**Exercise**
Return the data exactly, with all pictures removed.

**Recorded information**
● ● ● ● ● ● ●
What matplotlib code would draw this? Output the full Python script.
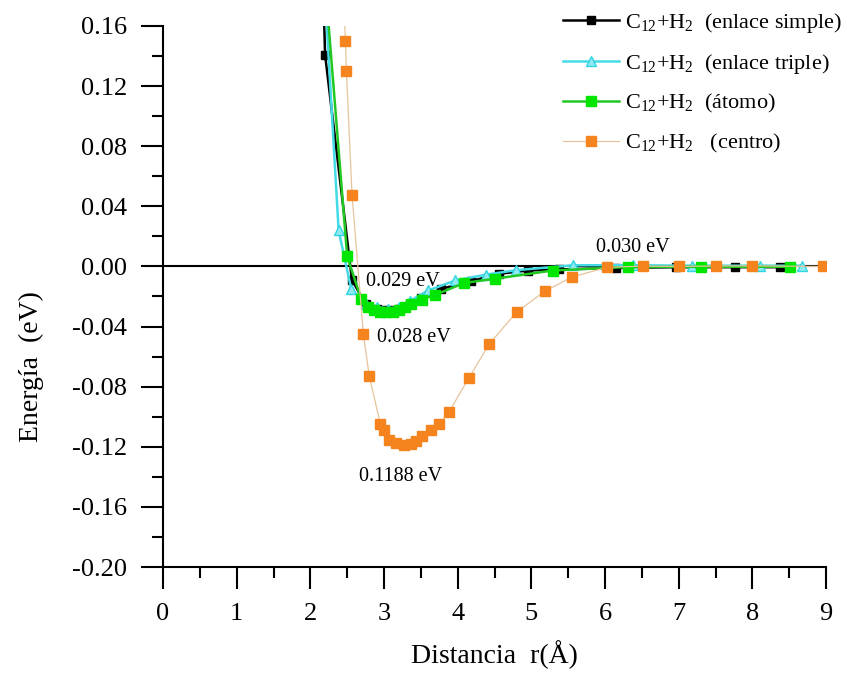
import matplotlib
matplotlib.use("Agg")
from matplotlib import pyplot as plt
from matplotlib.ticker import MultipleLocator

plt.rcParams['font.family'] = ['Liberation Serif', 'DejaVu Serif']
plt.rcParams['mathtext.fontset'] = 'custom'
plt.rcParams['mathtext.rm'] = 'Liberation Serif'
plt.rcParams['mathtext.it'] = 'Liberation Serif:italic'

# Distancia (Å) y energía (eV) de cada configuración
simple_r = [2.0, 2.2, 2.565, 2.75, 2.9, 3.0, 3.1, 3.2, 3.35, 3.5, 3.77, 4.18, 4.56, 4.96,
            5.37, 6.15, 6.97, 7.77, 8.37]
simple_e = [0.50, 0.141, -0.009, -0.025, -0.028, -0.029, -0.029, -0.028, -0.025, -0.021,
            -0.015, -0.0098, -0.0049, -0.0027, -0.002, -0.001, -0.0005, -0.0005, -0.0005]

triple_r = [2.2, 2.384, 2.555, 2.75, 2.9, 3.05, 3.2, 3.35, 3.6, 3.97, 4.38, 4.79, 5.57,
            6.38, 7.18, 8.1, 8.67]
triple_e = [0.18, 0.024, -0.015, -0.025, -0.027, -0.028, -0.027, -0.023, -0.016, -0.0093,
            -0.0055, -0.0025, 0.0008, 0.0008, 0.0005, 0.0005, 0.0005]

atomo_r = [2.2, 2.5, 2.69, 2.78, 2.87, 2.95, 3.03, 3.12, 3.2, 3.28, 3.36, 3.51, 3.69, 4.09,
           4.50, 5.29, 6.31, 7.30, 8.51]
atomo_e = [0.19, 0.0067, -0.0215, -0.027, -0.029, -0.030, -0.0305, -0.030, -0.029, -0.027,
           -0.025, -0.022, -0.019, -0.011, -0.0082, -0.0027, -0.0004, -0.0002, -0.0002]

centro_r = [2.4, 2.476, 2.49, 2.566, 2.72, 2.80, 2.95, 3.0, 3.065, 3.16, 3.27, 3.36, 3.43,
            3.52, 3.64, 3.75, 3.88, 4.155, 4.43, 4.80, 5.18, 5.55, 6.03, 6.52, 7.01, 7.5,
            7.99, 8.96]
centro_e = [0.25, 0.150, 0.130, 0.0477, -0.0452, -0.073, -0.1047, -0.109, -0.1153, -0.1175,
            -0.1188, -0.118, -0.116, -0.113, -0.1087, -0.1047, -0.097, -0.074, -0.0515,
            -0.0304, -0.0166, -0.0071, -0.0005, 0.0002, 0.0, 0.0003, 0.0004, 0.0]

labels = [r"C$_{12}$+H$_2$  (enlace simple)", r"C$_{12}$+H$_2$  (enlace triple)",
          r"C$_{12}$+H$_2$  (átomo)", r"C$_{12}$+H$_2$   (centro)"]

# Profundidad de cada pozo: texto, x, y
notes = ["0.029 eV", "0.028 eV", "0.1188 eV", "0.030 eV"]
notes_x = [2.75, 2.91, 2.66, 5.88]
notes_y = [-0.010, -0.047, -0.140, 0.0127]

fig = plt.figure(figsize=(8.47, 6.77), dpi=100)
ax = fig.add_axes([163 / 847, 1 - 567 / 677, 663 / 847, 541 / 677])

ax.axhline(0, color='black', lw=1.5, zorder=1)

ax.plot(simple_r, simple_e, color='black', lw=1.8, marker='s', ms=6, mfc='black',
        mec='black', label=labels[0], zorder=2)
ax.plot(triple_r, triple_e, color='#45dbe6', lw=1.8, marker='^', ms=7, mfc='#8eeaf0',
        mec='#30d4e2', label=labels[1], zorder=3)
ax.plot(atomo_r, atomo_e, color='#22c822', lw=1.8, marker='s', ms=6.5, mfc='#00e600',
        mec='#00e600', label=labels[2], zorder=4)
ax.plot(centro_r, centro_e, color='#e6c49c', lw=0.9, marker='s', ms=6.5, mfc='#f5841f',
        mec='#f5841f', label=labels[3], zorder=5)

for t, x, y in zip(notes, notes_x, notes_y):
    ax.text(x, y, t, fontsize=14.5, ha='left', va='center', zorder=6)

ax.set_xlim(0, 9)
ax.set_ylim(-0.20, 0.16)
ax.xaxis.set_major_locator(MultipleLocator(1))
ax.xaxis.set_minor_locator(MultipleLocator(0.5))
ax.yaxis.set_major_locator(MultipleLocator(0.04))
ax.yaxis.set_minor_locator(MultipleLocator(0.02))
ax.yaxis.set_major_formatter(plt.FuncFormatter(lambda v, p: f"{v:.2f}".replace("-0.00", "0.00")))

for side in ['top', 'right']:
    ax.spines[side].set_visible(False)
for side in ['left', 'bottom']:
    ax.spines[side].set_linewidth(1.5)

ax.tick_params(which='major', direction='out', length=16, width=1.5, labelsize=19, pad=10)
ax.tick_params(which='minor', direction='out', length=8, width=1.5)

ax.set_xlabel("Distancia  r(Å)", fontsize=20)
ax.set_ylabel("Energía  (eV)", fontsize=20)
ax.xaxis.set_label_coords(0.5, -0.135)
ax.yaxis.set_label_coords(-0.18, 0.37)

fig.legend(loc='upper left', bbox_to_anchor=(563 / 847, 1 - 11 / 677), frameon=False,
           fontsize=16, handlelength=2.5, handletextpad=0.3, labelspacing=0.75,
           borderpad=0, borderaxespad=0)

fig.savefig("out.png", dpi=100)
● ● ● ● ● ● ●
**Completed task**
What matplotlib code would draw this? Output the full Python script.
import matplotlib
matplotlib.use("Agg")
from matplotlib import pyplot as plt
from matplotlib.ticker import MultipleLocator

plt.rcParams['font.family'] = ['Liberation Serif', 'DejaVu Serif']
plt.rcParams['mathtext.fontset'] = 'custom'
plt.rcParams['mathtext.rm'] = 'Liberation Serif'
plt.rcParams['mathtext.it'] = 'Liberation Serif:italic'

# Distancia (Å) y energía (eV) de cada configuración
simple_r = [2.0, 2.2, 2.565, 2.75, 2.9, 3.0, 3.1, 3.2, 3.35, 3.5, 3.77, 4.18, 4.56, 4.96,
            5.37, 6.15, 6.97, 7.77, 8.37]
simple_e = [0.50, 0.141, -0.009, -0.025, -0.028, -0.029, -0.029, -0.028, -0.025, -0.021,
            -0.015, -0.0098, -0.0049, -0.0027, -0.002, -0.001, -0.0005, -0.0005, -0.0005]

triple_r = [2.2, 2.384, 2.555, 2.75, 2.9, 3.05, 3.2, 3.35, 3.6, 3.97, 4.38, 4.79, 5.57,
            6.38, 7.18, 8.1, 8.67]
triple_e = [0.18, 0.024, -0.015, -0.025, -0.027, -0.028, -0.027, -0.023, -0.016, -0.0093,
            -0.0055, -0.0025, 0.0008, 0.0008, 0.0005, 0.0005, 0.0005]

atomo_r = [2.2, 2.5, 2.69, 2.78, 2.87, 2.95, 3.03, 3.12, 3.2, 3.28, 3.36, 3.51, 3.69, 4.09,
           4.50, 5.29, 6.31, 7.30, 8.51]
atomo_e = [0.19, 0.0067, -0.0215, -0.027, -0.029, -0.030, -0.0305, -0.030, -0.029, -0.027,
           -0.025, -0.022, -0.019, -0.011, -0.0082, -0.0027, -0.0004, -0.0002, -0.0002]

centro_r = [2.4, 2.476, 2.49, 2.566, 2.72, 2.80, 2.95, 3.0, 3.065, 3.16, 3.27, 3.36, 3.43,
            3.52, 3.64, 3.75, 3.88, 4.155, 4.43, 4.80, 5.18, 5.55, 6.03, 6.52, 7.01, 7.5,
            7.99, 8.96]
centro_e = [0.25, 0.150, 0.130, 0.0477, -0.0452, -0.073, -0.1047, -0.109, -0.1153, -0.1175,
            -0.1188, -0.118, -0.116, -0.113, -0.1087, -0.1047, -0.097, -0.074, -0.0515,
            -0.0304, -0.0166, -0.0071, -0.0005, 0.0002, 0.0, 0.0003, 0.0004, 0.0]

labels = [r"C$_{12}$+H$_2$  (enlace simple)", r"C$_{12}$+H$_2$  (enlace triple)",
          r"C$_{12}$+H$_2$  (átomo)", r"C$_{12}$+H$_2$   (centro)"]

# Profundidad de cada pozo: texto, x, y
notes = ["0.029 eV", "0.028 eV", "0.1188 eV", "0.030 eV"]
notes_x = [2.75, 2.91, 2.66, 5.88]
notes_y = [-0.010, -0.047, -0.140, 0.0127]

fig = plt.figure(figsize=(8.47, 6.77), dpi=100)
ax = fig.add_axes([163 / 847, 1 - 567 / 677, 663 / 847, 541 / 677])

ax.axhline(0, color='black', lw=1.5, zorder=1)

ax.plot(simple_r, simple_e, color='black', lw=1.8, marker='s', ms=6, mfc='black',
        mec='black', label=labels[0], zorder=2)
ax.plot(triple_r, triple_e, color='#45dbe6', lw=1.8, marker='^', ms=7, mfc='#8eeaf0',
        mec='#30d4e2', label=labels[1], zorder=3)
ax.plot(atomo_r, atomo_e, color='#22c822', lw=1.8, marker='s', ms=6.5, mfc='#00e600',
        mec='#00e600', label=labels[2], zorder=4)
ax.plot(centro_r, centro_e, color='#e6c49c', lw=0.9, marker='s', ms=6.5, mfc='#f5841f',
        mec='#f5841f', label=labels[3], zorder=5)

for t, x, y in zip(notes, notes_x, notes_y):
    ax.text(x, y, t, fontsize=14.5, ha='left', va='center', zorder=6)

ax.set_xlim(0, 9)
ax.set_ylim(-0.20, 0.16)
ax.xaxis.set_major_locator(MultipleLocator(1))
ax.xaxis.set_minor_locator(MultipleLocator(0.5))
ax.yaxis.set_major_locator(MultipleLocator(0.04))
ax.yaxis.set_minor_locator(MultipleLocator(0.02))
ax.yaxis.set_major_formatter(plt.FuncFormatter(lambda v, p: f"{v:.2f}".replace("-0.00", "0.00")))

for side in ['top', 'right']:
    ax.spines[side].set_visible(False)
for side in ['left', 'bottom']:
    ax.spines[side].set_linewidth(1.5)

ax.tick_params(which='major', direction='out', length=16, width=1.5, labelsize=19, pad=10)
ax.tick_params(which='minor', direction='out', length=8, width=1.5)

ax.set_xlabel("Distancia  r(Å)", fontsize=20)
ax.set_ylabel("Energía  (eV)", fontsize=20)
ax.xaxis.set_label_coords(0.5, -0.135)
ax.yaxis.set_label_coords(-0.18, 0.37)

fig.legend(loc='upper left', bbox_to_anchor=(563 / 847, 1 - 11 / 677), frameon=False,
           fontsize=16, handlelength=2.5, handletextpad=0.3, labelspacing=0.75,
           borderpad=0, borderaxespad=0)

fig.savefig("out.png", dpi=100)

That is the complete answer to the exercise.